India's Corporate Profit Margins Expected to Rise in H2 of FY25

New Delhi, Dec 2 (NationPress) The operating profit margin (OPM) for India Inc is anticipated to enhance in the latter half of the current financial year (FY), driven by an increase in rural demand and a rise in government spending, further supported by the festive season, according to a report published on Monday.
Consequently, the credit metrics of India Inc in Q3 FY25 are expected to improve, with the interest coverage ratio projected to be in the range of 4.5-5.0 times, compared to 4.1 times in Q2 FY2025, as stated by credit rating agency ICRA.
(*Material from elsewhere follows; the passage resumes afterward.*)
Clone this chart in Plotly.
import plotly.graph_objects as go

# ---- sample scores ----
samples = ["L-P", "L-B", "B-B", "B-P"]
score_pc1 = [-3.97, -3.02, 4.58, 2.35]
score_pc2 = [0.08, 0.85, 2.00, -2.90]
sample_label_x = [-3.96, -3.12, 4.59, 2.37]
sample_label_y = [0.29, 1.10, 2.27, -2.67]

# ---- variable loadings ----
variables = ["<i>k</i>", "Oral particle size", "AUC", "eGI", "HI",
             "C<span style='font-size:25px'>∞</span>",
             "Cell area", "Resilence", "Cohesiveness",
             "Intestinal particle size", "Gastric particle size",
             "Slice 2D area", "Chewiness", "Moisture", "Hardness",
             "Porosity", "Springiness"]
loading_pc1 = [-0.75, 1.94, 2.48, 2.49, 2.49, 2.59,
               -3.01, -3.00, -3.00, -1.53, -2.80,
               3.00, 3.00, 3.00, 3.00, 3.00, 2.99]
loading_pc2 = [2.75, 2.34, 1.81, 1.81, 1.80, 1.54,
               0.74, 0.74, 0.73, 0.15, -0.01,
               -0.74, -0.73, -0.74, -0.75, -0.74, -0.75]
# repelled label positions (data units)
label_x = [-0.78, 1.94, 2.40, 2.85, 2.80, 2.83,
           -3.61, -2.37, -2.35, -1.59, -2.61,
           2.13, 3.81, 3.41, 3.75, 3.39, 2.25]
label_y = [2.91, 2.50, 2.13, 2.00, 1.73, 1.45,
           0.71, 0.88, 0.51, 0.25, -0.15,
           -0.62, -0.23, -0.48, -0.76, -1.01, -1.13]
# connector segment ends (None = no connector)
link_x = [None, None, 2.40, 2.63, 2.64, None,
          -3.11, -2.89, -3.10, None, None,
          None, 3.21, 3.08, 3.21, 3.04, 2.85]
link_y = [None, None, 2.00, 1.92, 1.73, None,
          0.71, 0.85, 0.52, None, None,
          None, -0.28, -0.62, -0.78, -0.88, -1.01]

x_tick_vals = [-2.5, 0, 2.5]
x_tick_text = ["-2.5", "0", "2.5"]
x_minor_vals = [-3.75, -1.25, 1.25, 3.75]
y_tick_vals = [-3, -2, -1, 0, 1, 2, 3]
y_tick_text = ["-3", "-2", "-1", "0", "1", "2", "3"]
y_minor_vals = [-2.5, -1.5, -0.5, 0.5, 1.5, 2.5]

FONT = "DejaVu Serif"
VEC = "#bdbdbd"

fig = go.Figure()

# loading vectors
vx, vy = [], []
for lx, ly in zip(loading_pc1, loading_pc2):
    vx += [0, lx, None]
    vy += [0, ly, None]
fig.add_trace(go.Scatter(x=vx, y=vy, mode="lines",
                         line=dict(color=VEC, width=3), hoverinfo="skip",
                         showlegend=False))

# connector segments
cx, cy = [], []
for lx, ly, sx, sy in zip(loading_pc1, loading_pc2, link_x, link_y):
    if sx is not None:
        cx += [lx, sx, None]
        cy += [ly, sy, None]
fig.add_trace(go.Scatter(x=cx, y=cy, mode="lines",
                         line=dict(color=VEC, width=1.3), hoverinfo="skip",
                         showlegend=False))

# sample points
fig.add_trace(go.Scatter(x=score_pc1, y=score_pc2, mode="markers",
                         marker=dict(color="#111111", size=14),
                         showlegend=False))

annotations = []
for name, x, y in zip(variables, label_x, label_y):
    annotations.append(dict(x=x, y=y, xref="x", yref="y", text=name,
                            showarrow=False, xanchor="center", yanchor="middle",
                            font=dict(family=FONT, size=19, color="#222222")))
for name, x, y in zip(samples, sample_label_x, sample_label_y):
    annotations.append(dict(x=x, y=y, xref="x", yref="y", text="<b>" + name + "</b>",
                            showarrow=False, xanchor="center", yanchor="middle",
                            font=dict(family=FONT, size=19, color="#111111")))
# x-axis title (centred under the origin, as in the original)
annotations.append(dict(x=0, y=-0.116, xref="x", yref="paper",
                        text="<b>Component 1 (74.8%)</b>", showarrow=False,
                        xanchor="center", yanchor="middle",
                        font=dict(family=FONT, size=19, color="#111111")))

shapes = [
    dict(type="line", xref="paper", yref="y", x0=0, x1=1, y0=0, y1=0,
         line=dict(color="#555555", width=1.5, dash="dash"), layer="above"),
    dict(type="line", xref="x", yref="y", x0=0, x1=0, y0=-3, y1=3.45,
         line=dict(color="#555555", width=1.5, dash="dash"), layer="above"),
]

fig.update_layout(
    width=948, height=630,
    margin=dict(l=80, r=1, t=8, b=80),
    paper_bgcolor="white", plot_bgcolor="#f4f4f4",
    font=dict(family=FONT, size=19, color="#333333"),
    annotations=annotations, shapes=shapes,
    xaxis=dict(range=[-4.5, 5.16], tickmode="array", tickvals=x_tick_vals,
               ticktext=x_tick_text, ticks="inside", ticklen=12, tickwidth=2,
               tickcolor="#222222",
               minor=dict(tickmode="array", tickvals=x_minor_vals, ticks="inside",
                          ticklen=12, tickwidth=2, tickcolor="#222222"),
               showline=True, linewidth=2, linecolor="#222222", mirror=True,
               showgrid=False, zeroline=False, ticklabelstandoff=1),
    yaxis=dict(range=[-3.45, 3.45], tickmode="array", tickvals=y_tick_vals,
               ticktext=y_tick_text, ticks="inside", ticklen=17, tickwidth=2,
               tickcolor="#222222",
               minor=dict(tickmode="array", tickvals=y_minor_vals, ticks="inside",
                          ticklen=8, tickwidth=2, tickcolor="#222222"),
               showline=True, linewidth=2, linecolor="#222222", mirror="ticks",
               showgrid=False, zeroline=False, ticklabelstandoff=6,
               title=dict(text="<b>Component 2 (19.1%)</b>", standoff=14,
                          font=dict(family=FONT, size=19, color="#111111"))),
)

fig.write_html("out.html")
“While corporate India experienced a slow sequential revenue growth in Q2 FY2025, this is predicted to improve in the upcoming quarters,” remarked Kinjal Shah, SVP and Co-Group Head–Corporate Ratings at ICRA.
This improvement would be bolstered by sustained growth in consumption-oriented sectors such as FMCG and retail, along with enhanced revenues in commodity-oriented sectors like iron, steel, and cement, driven by increased government capital expenditure and heightened rural demand, he noted.
The analysis of Q2 performance from 590 listed companies (excluding financial sector entities) indicated a 6 percent year-on-year revenue growth for corporate India, although there was a slight moderation in OPM, which decreased by 102 basis points to 16.9 percent.
On a sequential basis, the OPM fell by approximately 81 basis points in Q2 FY2025.
Despite varying debt levels across sectors, India Inc. maintained largely stable credit metrics in recent times, the report highlighted.
“With the RBI Monetary Policy Committee (MPC) pausing interest rate hikes since its April 2023 meeting, and with the anticipated improvement in OPM, India Inc.’s interest coverage is likely to rise in the short term,” Shah added.
The report also emphasized that the evolution of the global economic landscape, an uptick in government spending, and a revival in urban demand will be key factors to monitor in the near future.